Cosa resta del femminismo, dunque?
Lucetta Scaraffia: «Il passaggio giuridico che ha trasformato la violenza sessuale da “delitto contro la morale” a “delitto contro la persona” ha avuto grande rilevanza – anche simbolica e sociale – nella costruzione della libertà femminile. Ma bisogna riconoscere che oggi tra le donne c’è meno solidarietà, come ha dimostrato la mancanza di sostegno alle vittime degli stupri e dell’orrore del 7 ottobre. Sembra essere venuta meno l’universalità del femminismo, come se le donne non riuscissero più a difendere le altre donne».
Anna Paola Concia: «Io invece credo che il femminismo universalista sia ancora vivo e vegeto. Che si debba sostenere e aiutare la solidarietà tra le donne e non la selettività delle cause».
Questo vuol dire per esempio che il movimento transfemminista, innestato con tematiche transgender e impegnato per un radicale cambiamento sociale attraverso l’alleanza con altri movimenti, privilegia lo schieramento “anticolonialista” propal e le derive antisemite a scapito del sostegno alle vittime israeliane e isolando dai cortei le rappresentanti delle donne ebree?
L.S.: «Sì, questo è il pensiero woke, secondo il quale la colonizzazione subita dai palestinesi è più grave degli stupri subiti dalle donne israeliane. Del resto anche le violenze inflitte alle palestinesi vengono giustificate dal fatto che i loro uomini sono esasperati dalla guerra contro Israele e quindi riproducono le “antiche abitudini”».
A.P.C: «Il transfemminismo e il femminismo intersezionale (secondo i quali la lotta femminista deve essere inclusiva e affrontare la pluralità di ingiustizie ai danni delle donne, ndr) giustificano l’essere “primitivo” di quell’Islam che considera le donne meno di zero e lo stupro un atto concesso. Anche questo discende dalla cultura woke e crea il legame profondo tra i nuovi femminismi, i movimenti propal e certe forme di antisemitismo».
Perché sono così attraenti questi neofemminismi?
A.P.C.: Perché sono anticoloniali, antioccidentali, hanno la fluidità che la sinistra ha sposato e che fanno sentire le giovani generazioni “di moda”. Moderne. La loro politica è molto violenta, da nuove purghe staliniane. Teorizzano il “no debate”, quando nel femminismo storico il dibattito c’è sempre stato».
L.S.: Le giovani vogliono inventarsi un femminismo nuovo, ribaltando quello storico e spesso rifiutando lo studio della storia. Vogliono un femminismo politicamente corretto, sempre secondo l’ideologia woke».

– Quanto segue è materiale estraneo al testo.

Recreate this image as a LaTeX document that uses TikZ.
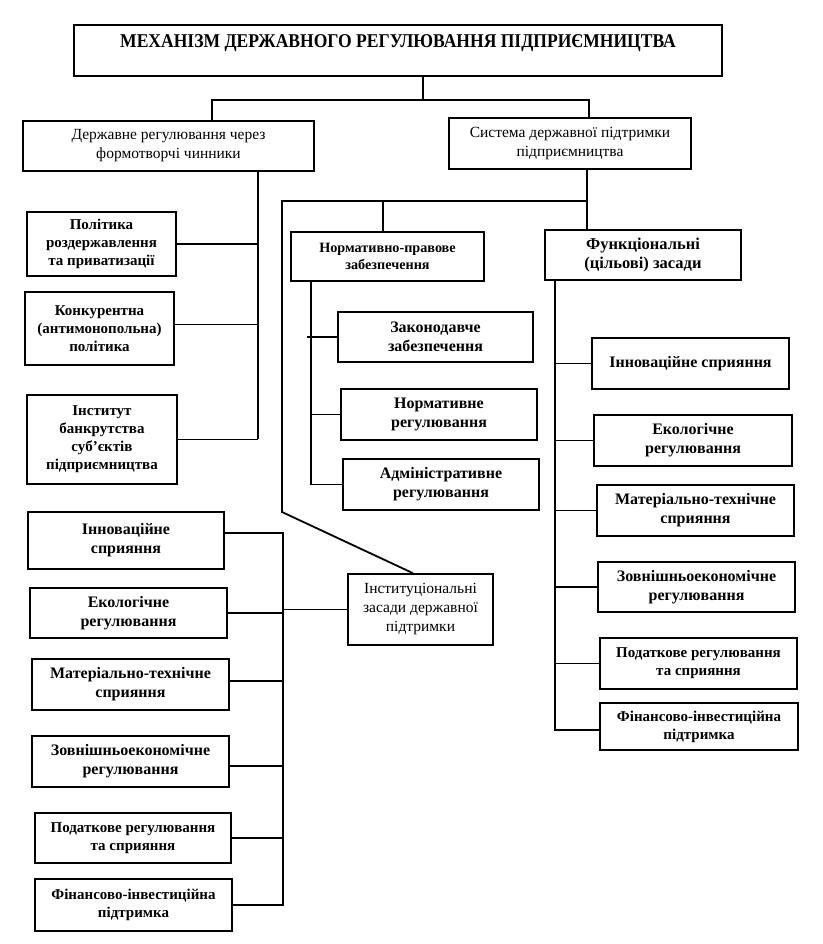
\documentclass[tikz,border=0pt]{standalone}
\usepackage{fontspec}
\setmainfont{Liberation Serif}
\newfontfamily\titlefont[FakeStretch=0.9]{Liberation Serif}
\begin{document}
\begin{tikzpicture}[x=1pt,y=-1pt,
  box/.style={draw,line width=1.6pt,align=center,inner sep=2pt,font=\fontsize{15}{18}\selectfont\bfseries},
  big/.style={font=\fontsize{16}{19}\selectfont\bfseries},
  reg/.style={font=\fontsize{15.5}{19}\selectfont},
  small/.style={font=\fontsize{14.2}{17}\selectfont\bfseries},
  conn/.style={line width=1.8pt}]
\useasboundingbox (0,0) rectangle (822,944);

% boxes
\node[box,minimum width=648pt,minimum height=51pt,text height=14pt,text depth=19pt,
      font=\fontsize{19.5}{22}\selectfont\titlefont\bfseries] (title) at (398,50.5)
      {МЕХАНІЗМ ДЕРЖАВНОГО РЕГУЛЮВАННЯ ПІДПРИЄМНИЦТВА};
\node[box,reg,minimum width=291pt,minimum height=50pt] (gov) at (168.5,146) {Державне регулювання через\\формотворчі чинники};
\node[box,reg,minimum width=242pt,minimum height=51pt] (sys) at (570,143.5) {Система державної підтримки\\підприємництва};

\node[box,minimum width=149pt,minimum height=64pt] (Pol) at (101.5,244) {Політика\\роздержавлення\\та приватизації};
\node[box,minimum width=149pt,minimum height=73pt] (Kon) at (99.5,328.5) {Конкурентна\\(антимонопольна)\\політика};
\node[box,minimum width=150pt,minimum height=89pt] (Inst) at (102,439.5) {Інститут\\банкрутства\\суб’єктів\\підприємництва};

\node[box,small,minimum width=193pt,minimum height=49pt] (NP) at (387.5,256.5) {Нормативно-правове\\забезпечення};
\node[box,font=\fontsize{16.5}{19}\selectfont\bfseries,minimum width=196pt,minimum height=50pt] (Fun) at (643,255) {Функціональні\\(цільові) засади};

\node[box,big,minimum width=195pt,minimum height=50pt] (Zak) at (435.5,337) {Законодавче\\забезпечення};
\node[box,big,minimum width=196pt,minimum height=51pt] (Nor) at (439,414.5) {Нормативне\\регулювання};
\node[box,big,minimum width=196pt,minimum height=51pt] (Adm) at (441,484.5) {Адміністративне\\регулювання};

\node[box,big,minimum width=197pt,minimum height=51pt] (rIn) at (690.5,363.5) {Інноваційне сприяння};
\node[box,big,minimum width=198pt,minimum height=51pt] (rEk) at (693,440.5) {Екологічне\\регулювання};
\node[box,big,minimum width=197pt,minimum height=51pt] (rMa) at (695.5,510.5) {Матеріально-технічне\\сприяння};
\node[box,big,minimum width=197pt,minimum height=50pt] (rZo) at (696.5,587) {Зовнішньоекономічне\\регулювання};
\node[box,minimum width=197pt,minimum height=51pt] (rPo) at (698.5,663.5) {Податкове регулювання\\та сприяння};
\node[box,minimum width=198pt,minimum height=47pt] (rFi) at (699,726.5) {Фінансово-інвестиційна\\підтримка};

\node[box,reg,minimum width=145pt,minimum height=71pt] (Ins) at (420.5,609.5) {Інституціональні\\засади державної\\підтримки};

\node[box,big,minimum width=196pt,minimum height=57pt] (lIn) at (126,540.5) {Інноваційне\\сприяння};
\node[box,big,minimum width=197pt,minimum height=50pt] (lEk) at (128.5,613) {Екологічне\\регулювання};
\node[box,big,minimum width=197pt,minimum height=51pt] (lMa) at (130.5,684.5) {Матеріально-технічне\\сприяння};
\node[box,big,minimum width=197pt,minimum height=51pt] (lZo) at (130.5,761.5) {Зовнішньоекономічне\\регулювання};
\node[box,minimum width=196pt,minimum height=50pt] (lPo) at (133,838) {Податкове регулювання\\та сприяння};
\node[box,minimum width=197pt,minimum height=52pt] (lFi) at (133.5,905) {Фінансово-інвестиційна\\підтримка};

% junction coordinates
\coordinate (t0) at (423,100);
\coordinate (t1) at (212,100);
\coordinate (t2) at (589,100);
\coordinate (g1) at (258,439);
\coordinate (s1) at (587,201);
\coordinate (s0) at (282,201);
\coordinate (d1) at (282,512);
\coordinate (d2) at (413,0);
\coordinate (n1) at (383,201);
\coordinate (p1) at (311,0);
\coordinate (p0) at (307,0);
\coordinate (f1) at (555,0);
\coordinate (b1) at (283,0);

% top level
\draw[conn] (title.south -| t0) -- (t0);
\draw[conn] (t1 |- gov.north) -- (t1) -- (t2) -- (t2 |- sys.north);

% left group
\draw[conn] (gov.south -| g1) -- (g1);
\draw[conn] (Pol.east) -- (Pol.east -| g1);
\draw[conn] ([yshift=4pt]Kon.east) -- ([yshift=4pt]Kon.east -| g1);
\draw[conn] (Inst.east) -- (Inst.east -| g1);

% support system
\draw[conn] (sys.south -| s1) -- (s1 |- Fun.north);
\draw[conn] (s1) -- (s0) -- (d1) -- (d2 |- Ins.north);
\draw[conn] (n1) -- (n1 |- NP.north);

% normative-legal
\draw[conn] (NP.south -| p1) |- (Adm.west);
\draw[conn] (p0 |- Zak.west) -- (Zak.west);
\draw[conn] (Nor.west -| p1) -- (Nor.west);

% functional
\draw[conn] (Fun.south -| f1) |- ([yshift=-3.5pt]rFi.west);
\draw[conn] (rIn.west -| f1) -- (rIn.west);
\draw[conn] (rEk.west -| f1) -- (rEk.west);
\draw[conn] (rMa.west -| f1) -- (rMa.west);
\draw[conn] (rZo.west -| f1) -- (rZo.west);
\draw[conn] (rPo.west -| f1) -- (rPo.west);

% institutional
\draw[conn] ([yshift=7.5pt]lIn.east) -| (b1 |- lFi.east) -- (lFi.east);
\draw[conn] (lEk.east) -- (lEk.east -| b1);
\draw[conn] ([yshift=3.5pt]lMa.east) -- ([yshift=3.5pt]lMa.east -| b1);
\draw[conn] ([yshift=-4.5pt]lZo.east) -- ([yshift=-4.5pt]lZo.east -| b1);
\draw[conn] (lPo.east) -- (lPo.east -| b1);
\draw[conn] (Ins.west) -- (Ins.west -| b1);
\end{tikzpicture}
\end{document}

A.P.C.: «E il 7 ottobre è stato l’episodio rivelatore del wokkismo. Quel silenzio delle neo femministe è stato il momento più basso. E non si è mai tornati indietro. Il silenzio è rimasto. Pensare che uno dei loro slogan è “Sorella ti credo”. Ti credo, purché tu non sia ebrea e bianca, perché le ebree vengono considerate l’aspetto estremo delle donne bianche. E questa è una delle aberrazioni dei neofemminismi».
Ma voi pensate che se Israele avesse mostrato le immagini del massacro del 7 ottobre il silenzio wokkista avrebbe vacillato?
A.P.C.: «Penso di sì. E credo che Israele, dal punto di vista della comunicazione, abbia fatto un errore a non mostrarle. Sarebbe stato importante. Anche se dal punto di vista umano è comprensibile che le famiglie abbiano chiesto di non farlo».
L.S.: «Io ho visto il filmato in ambasciata durante una serata per le donne giornaliste. Nulla è uscito all’esterno di quelle terribili immagini. A mio avviso, se fossero state mostrate nell’immediatezza del 7 ottobre, qualcosa sarebbe cambiato. Tra le tante scene terribili, ce ne è una in particolare che non dimentico. Non la più drammatica, ma è lancinante nella sua compostezza. Un camionista si ferma, vede delle sagome strane dietro agli alberi, si avvicina e trova donne abusate in ogni parte del loro corpo e semplicemente, mentre attende la polizia, cerca di ricomporle. Un gesto antico, pudico, rispettoso. Intanto, dai rapporti delle Nazioni Unite risulta che non ci sono prove sufficienti a dimostrare gli stupri avvenuti, se non per uno sparuto numero di casi».